Со времен правления Александра II в среде русских интеллектуальных и политических элит шли ожесточенные споры о том, каким образом России следует инкорпорировать населяющие ее территорию этнические меньшинства в единую русскую общность. Многие надеялись, что Россия может быть преобразована в целостное в социальном, политическом и, возможно, даже культурном плане национальное государство, основанное на общей истории совместного проживания населяющих ее народностей. Однако элитам не удавалось достичь согласия в вопросе о том, как именно объединить русских и другие этничности в единый народ. Предлагались различные варианты интеграционной политики, и русификация на административном и культурном уровне была лишь одним из выдвигавшихся предложений. На самом деле оппозиция русификации как основному средству национального строительства была куда сильнее, чем принято считать. Поговорим об идеях, которые в конце XIX — начале XX века выдвигали русские востоковеды, специализировавшиеся на изучении восточных территорий империи — Кавказа, Центральной Азии, Сибири и русского Дальнего Востока. Эти идеи оставили мощный след в истории — они в основном не пошли в работу в Императорской России, но многие предложения были в той или иной форме воплощены советским правительством в 1920-е годы. Посмотрим, что именно предлагали имперские востоковеды, и попробуем понять, почему взявшие их идеи на вооружение большевики так активно продвигали коренизацию малых народов, несмотря на то, что подобная политика, по логике, должна способствовать дезинтеграции единого государства.

nsu-cover

Россия как государство-нация и евразийство 1920-х

Начиная с 1860-х не утихали споры о том, как понимать термины «нация» или «народ», когда речь идет о таком полиэтничном государстве, как Россия. В дискуссиях по поводу отношений между русскими и населяющими Россию нерусскими постоянно звучали слова «единство» и «слияние». Одни настаивали на культурной и административной русификации и обращении всех населяющих страну народностей в православие, а другие выступали резко против такой политики. На западных окраинах страны политика культурной ассимиляции проводилась достаточно последовательно начиная с 1880-х. При этом в восточных регионах с 1870-х преобладали идеи господства гражданственности — проведения политики, направленной на объединение разных в культурном плане народностей на базе государственных гражданских норм. Согласно этой идее, различные регионы России должны были быть наделены равными правами и обязанностями в рамках единого государства вне зависимости от культурных и этнических характеристик населявших их народностей.

knw-banner1

Русские интеллектуальные элиты вели дискуссии о том, что представляет из себя русская национальная идентичность. Одни интеллектуалы настаивали на этническом характере русскости — русские как восточные славяне. Другие придерживались позиций социал-дарвинизма и утверждали, что все нации — объединения людей на базе общей культурной и исторической общности, которые взаимодействуют друг с другом согласно установленной иерархии. Третьи продвигали мысль о том, что русскость должна быть институционально и территориально определена нормами и границами Российской Империи. Те, кто придерживался такой точки зрения, считали, что государство должно играть ключевую роль в процессе национального строительства. Эти люди говорили, что чувство общей исторически определенной социальной, культурной и политической целостности уже начало формироваться у различных народностей России. Панслависты Николай Данилевский и Владимир Ламанский были одними из первых, кто попытался включить народности южных и восточных окраин Империи в это видение России как государства-нации.

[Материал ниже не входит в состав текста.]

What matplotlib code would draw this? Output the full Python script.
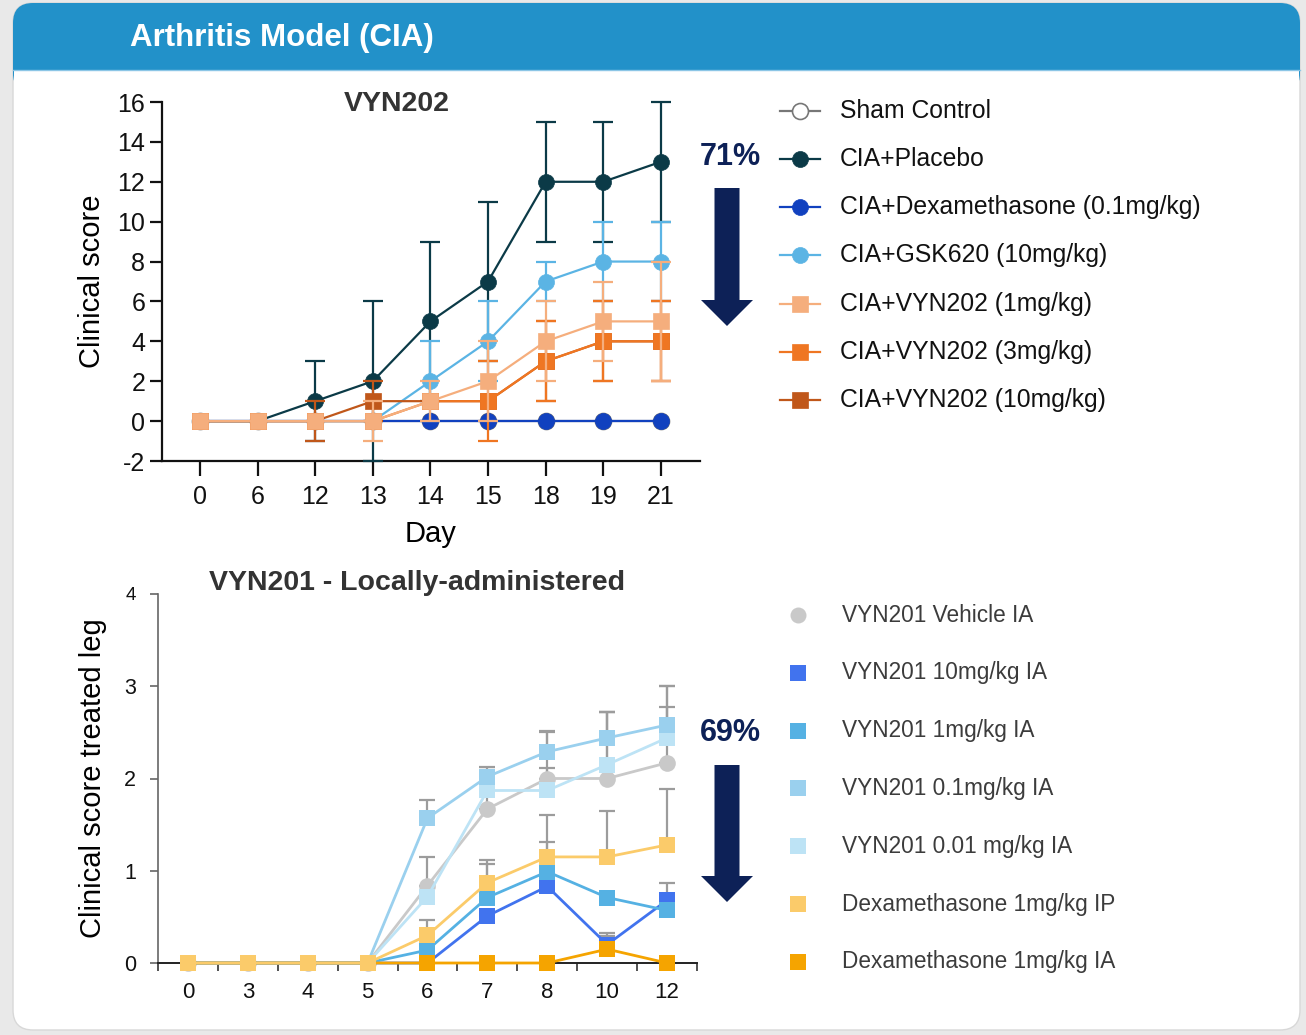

Во второй половине XIX — начале XX века трое ученых особенно активно пропагандировали идею превращения Российской Империи в государство-нацию: историк литературы Александр Веселовский, историк искусства Никодим Кондаков и «отец русского востоковедения» Виктор Розен. Под влиянием националистических идей, которые заставляли европейских ученых адаптировать исследования к интересам своих национальных государств, Розен, Веселовский и Кондаков настаивали, что основной задачей русских ученых должно быть изучение исторического взаимодействия и взаимовлияния населяющих Российскую Империю народностей в рамках формирования того, что эти трое ученых называли единой «национальной культурой». Фундаментальный труд Никодима Кондакова и графа Ивана Толстого «Русские древности в памятниках искусства» (1889) начинается со следующего абзаца:

«В течение двух с половиной тысяч лет много племен жило и работало для создания исторических памятников в границах нашего государства. И чем разнороднее был племенной состав, чем продолжительнее время его превращения в единое государство с единым народом, тем больше был вклад в сокровищницу русской древности. В нее вносил свою лепту и огненный скиф, и корсунский мастер, и генуэзский торговец в Крыму, и немец в Москве. Эту сокровищницу наполняли и арабские караваны, везшие товары Волжским Булгарам и языческой Руси, и набеги Руссов на Византию, и домовитое хозяйство собирателей земли Русской» (заглавные буквы сохранены как в оригинале).

Толстой и Кондаков писали, что особый русский архитектурный стиль был создан в результате смешения церковных стилей на севере России, в Киеве, Новгороде и Москве и архитектуры исторических построек в Грузии и Крыму. На русский стиль в искусстве повлияли древнегреческие колонии на Черном море и традиции персов и византийцев, проникавшие на территорию России через Центральную Азию и Кавказ.

knw-banner0

Веселовский и Кондаков, хотя и были изначально славистами, также состояли в Ориентальной комиссии Московского археологического общества, а Розен на базе вышеописанных идей создал русскую востоковедческую школу. Он стремился к тому, чтобы востоковедение стало одним из ключевых направлений исследований в рамках Императорской академии наук, и настаивал, что русские востоковеды должны в первую очередь изучать «русский Восток» — Кавказ, Центральную Азию, коренные народы Сибири и Поволжья. Розен называл себя убежденным русским патриотом и хотел объединить русских востоковедов и славистов для совместного изучения ими своей родины. Идеи Розена оказали значительное влияние на молодое поколение русских востоковедов, почти каждый из которых почитал за честь называть себя учеником Розена.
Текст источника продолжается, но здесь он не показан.